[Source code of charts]

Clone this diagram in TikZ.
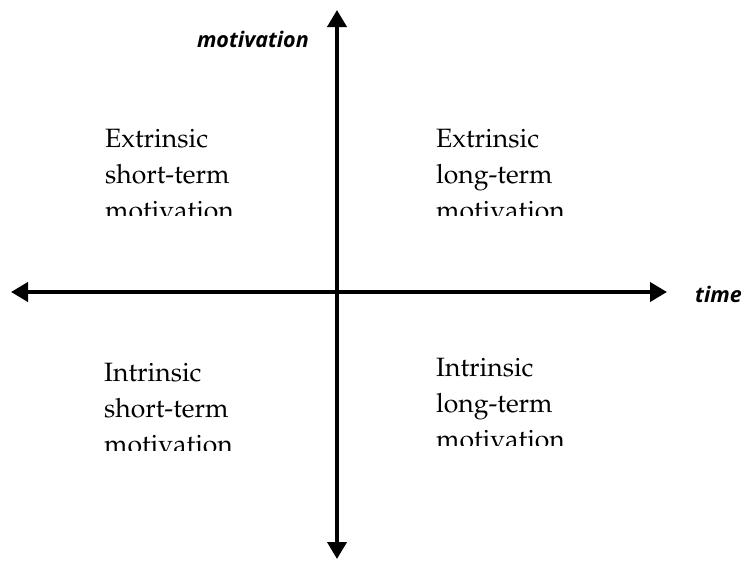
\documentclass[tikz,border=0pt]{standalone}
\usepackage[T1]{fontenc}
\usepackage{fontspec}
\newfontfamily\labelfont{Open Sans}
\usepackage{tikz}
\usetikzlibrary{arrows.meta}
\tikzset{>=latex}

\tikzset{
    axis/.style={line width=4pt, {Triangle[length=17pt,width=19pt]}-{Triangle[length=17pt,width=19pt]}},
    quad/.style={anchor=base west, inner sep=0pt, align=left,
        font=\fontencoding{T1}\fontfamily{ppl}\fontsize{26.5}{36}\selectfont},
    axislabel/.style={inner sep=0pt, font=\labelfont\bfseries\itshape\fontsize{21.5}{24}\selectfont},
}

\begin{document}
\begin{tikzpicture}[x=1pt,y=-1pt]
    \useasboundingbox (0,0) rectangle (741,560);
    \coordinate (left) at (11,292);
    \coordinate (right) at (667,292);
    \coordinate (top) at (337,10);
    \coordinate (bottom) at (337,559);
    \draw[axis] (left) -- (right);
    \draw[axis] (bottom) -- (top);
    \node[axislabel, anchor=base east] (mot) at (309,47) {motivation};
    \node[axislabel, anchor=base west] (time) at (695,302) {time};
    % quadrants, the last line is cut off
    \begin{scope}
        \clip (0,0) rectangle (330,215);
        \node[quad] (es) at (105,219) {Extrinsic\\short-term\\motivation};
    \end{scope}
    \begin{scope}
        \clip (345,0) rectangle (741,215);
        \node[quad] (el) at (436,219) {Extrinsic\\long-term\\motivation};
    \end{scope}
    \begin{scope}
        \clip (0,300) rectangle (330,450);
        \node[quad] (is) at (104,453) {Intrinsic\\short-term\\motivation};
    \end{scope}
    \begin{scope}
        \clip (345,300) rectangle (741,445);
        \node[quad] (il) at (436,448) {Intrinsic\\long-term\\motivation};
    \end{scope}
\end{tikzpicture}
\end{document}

* * *

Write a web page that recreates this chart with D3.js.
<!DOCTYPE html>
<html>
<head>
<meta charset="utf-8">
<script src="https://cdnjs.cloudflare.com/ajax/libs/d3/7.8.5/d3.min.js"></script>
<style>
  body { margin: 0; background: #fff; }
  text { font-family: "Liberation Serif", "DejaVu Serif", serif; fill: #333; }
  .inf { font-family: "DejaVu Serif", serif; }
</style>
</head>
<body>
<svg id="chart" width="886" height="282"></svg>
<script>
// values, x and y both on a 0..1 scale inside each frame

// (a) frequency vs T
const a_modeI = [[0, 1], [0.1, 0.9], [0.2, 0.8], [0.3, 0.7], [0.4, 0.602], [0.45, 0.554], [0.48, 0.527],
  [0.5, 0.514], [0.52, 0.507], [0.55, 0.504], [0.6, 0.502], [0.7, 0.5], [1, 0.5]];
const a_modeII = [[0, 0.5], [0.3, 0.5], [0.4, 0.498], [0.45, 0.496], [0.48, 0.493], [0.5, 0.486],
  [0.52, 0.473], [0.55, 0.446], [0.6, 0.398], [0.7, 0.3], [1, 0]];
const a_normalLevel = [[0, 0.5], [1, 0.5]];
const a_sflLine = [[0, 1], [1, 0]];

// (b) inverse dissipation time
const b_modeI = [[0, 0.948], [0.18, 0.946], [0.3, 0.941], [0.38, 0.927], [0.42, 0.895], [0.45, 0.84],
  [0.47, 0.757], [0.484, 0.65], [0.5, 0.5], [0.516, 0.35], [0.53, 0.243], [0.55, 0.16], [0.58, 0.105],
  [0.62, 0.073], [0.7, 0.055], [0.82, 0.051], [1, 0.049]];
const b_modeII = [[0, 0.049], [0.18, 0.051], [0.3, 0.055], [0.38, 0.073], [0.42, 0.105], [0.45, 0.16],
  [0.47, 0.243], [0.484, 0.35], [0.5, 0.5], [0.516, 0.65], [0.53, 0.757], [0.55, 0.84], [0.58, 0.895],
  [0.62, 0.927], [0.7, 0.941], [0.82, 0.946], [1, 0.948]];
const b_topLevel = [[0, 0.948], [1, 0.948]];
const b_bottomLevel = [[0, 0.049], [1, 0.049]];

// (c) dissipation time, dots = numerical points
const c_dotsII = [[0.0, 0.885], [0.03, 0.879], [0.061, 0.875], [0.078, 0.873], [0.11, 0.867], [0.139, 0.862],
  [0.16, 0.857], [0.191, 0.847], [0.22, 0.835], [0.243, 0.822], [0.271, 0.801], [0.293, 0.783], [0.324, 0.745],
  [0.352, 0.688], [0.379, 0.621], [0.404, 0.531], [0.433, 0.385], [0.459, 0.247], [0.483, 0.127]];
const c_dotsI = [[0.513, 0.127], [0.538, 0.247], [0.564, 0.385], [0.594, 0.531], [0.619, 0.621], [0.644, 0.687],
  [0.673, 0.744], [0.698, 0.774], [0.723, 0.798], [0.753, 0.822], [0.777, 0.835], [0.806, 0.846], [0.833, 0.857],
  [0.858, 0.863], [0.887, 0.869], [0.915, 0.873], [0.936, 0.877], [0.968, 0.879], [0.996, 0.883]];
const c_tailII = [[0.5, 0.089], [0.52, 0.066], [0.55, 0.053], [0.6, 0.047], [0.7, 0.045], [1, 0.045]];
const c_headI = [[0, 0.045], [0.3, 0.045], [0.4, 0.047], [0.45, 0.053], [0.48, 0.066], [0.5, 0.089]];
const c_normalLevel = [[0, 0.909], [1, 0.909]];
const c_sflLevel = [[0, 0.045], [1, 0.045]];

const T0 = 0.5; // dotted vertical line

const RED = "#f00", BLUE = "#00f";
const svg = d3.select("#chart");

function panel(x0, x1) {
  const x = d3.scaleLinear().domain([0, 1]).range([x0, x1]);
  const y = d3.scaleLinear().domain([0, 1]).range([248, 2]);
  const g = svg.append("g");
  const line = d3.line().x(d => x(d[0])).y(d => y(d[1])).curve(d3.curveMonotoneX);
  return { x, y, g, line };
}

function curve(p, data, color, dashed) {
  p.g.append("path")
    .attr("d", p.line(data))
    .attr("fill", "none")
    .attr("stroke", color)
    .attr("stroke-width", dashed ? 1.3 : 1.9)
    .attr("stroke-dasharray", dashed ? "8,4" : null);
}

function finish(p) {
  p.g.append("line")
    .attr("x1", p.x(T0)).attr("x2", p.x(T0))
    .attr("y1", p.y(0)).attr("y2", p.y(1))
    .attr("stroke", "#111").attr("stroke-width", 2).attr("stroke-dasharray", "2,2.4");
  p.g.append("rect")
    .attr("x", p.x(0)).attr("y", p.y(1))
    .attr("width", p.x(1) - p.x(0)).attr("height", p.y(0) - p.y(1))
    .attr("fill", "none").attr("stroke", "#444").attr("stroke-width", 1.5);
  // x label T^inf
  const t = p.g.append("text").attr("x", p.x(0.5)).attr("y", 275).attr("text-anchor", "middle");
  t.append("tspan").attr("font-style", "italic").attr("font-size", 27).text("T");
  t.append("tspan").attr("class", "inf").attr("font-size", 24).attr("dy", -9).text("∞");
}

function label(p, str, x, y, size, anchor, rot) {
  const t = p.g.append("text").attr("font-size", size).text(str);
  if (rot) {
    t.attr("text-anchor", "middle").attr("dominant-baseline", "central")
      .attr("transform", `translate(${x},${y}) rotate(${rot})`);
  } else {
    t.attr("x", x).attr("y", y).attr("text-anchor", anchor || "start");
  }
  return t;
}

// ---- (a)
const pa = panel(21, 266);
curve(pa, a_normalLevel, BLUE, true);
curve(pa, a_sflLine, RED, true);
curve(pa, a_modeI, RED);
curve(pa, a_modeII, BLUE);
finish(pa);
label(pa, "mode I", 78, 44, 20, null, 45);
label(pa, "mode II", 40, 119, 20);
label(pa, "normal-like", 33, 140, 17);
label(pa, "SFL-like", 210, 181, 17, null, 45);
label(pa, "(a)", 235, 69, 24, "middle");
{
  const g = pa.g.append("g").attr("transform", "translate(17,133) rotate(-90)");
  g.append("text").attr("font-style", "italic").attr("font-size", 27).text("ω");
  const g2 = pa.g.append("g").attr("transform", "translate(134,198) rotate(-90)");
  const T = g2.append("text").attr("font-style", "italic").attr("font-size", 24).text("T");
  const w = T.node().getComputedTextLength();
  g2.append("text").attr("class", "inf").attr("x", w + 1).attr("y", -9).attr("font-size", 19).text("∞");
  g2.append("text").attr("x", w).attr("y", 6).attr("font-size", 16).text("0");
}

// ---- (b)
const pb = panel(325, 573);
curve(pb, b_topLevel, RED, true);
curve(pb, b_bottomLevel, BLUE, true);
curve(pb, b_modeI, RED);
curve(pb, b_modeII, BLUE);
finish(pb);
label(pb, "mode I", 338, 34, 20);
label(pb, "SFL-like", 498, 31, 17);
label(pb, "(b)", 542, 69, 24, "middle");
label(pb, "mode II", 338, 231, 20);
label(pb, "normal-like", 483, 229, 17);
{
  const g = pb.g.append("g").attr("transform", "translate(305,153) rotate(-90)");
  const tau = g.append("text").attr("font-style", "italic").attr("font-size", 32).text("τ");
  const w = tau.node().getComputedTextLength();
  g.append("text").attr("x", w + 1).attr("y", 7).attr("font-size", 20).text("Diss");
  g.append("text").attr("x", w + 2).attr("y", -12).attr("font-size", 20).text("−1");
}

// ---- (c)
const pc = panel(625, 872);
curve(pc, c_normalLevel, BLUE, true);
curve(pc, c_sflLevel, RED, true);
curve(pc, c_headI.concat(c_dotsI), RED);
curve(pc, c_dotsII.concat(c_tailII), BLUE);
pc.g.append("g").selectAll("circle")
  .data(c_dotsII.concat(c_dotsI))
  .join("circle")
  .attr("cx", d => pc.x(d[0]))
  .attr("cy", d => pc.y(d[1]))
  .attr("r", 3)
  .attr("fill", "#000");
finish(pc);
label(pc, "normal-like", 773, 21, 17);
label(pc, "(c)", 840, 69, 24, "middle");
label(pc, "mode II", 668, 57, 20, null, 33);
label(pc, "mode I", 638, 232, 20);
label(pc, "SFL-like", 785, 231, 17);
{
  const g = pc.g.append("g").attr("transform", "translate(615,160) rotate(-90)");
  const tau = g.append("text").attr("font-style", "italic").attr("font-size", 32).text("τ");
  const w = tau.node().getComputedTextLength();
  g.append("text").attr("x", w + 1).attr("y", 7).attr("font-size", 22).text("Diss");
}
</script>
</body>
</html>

* **What is being asked**
Write out each line exactly as it appears, from the line with "Write a web" up to and including the line with "const b_bottomLevel = [[0, 0.049], [1, 0.049]];".

* **Worked answer**
Write a web page that recreates this chart with D3.js.
<!DOCTYPE html>
<html>
<head>
<meta charset="utf-8">
<script src="https://cdnjs.cloudflare.com/ajax/libs/d3/7.8.5/d3.min.js"></script>
<style>
  body { margin: 0; background: #fff; }
  text { font-family: "Liberation Serif", "DejaVu Serif", serif; fill: #333; }
  .inf { font-family: "DejaVu Serif", serif; }
</style>
</head>
<body>
<svg id="chart" width="886" height="282"></svg>
<script>
// values, x and y both on a 0..1 scale inside each frame

// (a) frequency vs T
const a_modeI = [[0, 1], [0.1, 0.9], [0.2, 0.8], [0.3, 0.7], [0.4, 0.602], [0.45, 0.554], [0.48, 0.527],
  [0.5, 0.514], [0.52, 0.507], [0.55, 0.504], [0.6, 0.502], [0.7, 0.5], [1, 0.5]];
const a_modeII = [[0, 0.5], [0.3, 0.5], [0.4, 0.498], [0.45, 0.496], [0.48, 0.493], [0.5, 0.486],
  [0.52, 0.473], [0.55, 0.446], [0.6, 0.398], [0.7, 0.3], [1, 0]];
const a_normalLevel = [[0, 0.5], [1, 0.5]];
const a_sflLine = [[0, 1], [1, 0]];

// (b) inverse dissipation time
const b_modeI = [[0, 0.948], [0.18, 0.946], [0.3, 0.941], [0.38, 0.927], [0.42, 0.895], [0.45, 0.84],
  [0.47, 0.757], [0.484, 0.65], [0.5, 0.5], [0.516, 0.35], [0.53, 0.243], [0.55, 0.16], [0.58, 0.105],
  [0.62, 0.073], [0.7, 0.055], [0.82, 0.051], [1, 0.049]];
const b_modeII = [[0, 0.049], [0.18, 0.051], [0.3, 0.055], [0.38, 0.073], [0.42, 0.105], [0.45, 0.16],
  [0.47, 0.243], [0.484, 0.35], [0.5, 0.5], [0.516, 0.65], [0.53, 0.757], [0.55, 0.84], [0.58, 0.895],
  [0.62, 0.927], [0.7, 0.941], [0.82, 0.946], [1, 0.948]];
const b_topLevel = [[0, 0.948], [1, 0.948]];
const b_bottomLevel = [[0, 0.049], [1, 0.049]];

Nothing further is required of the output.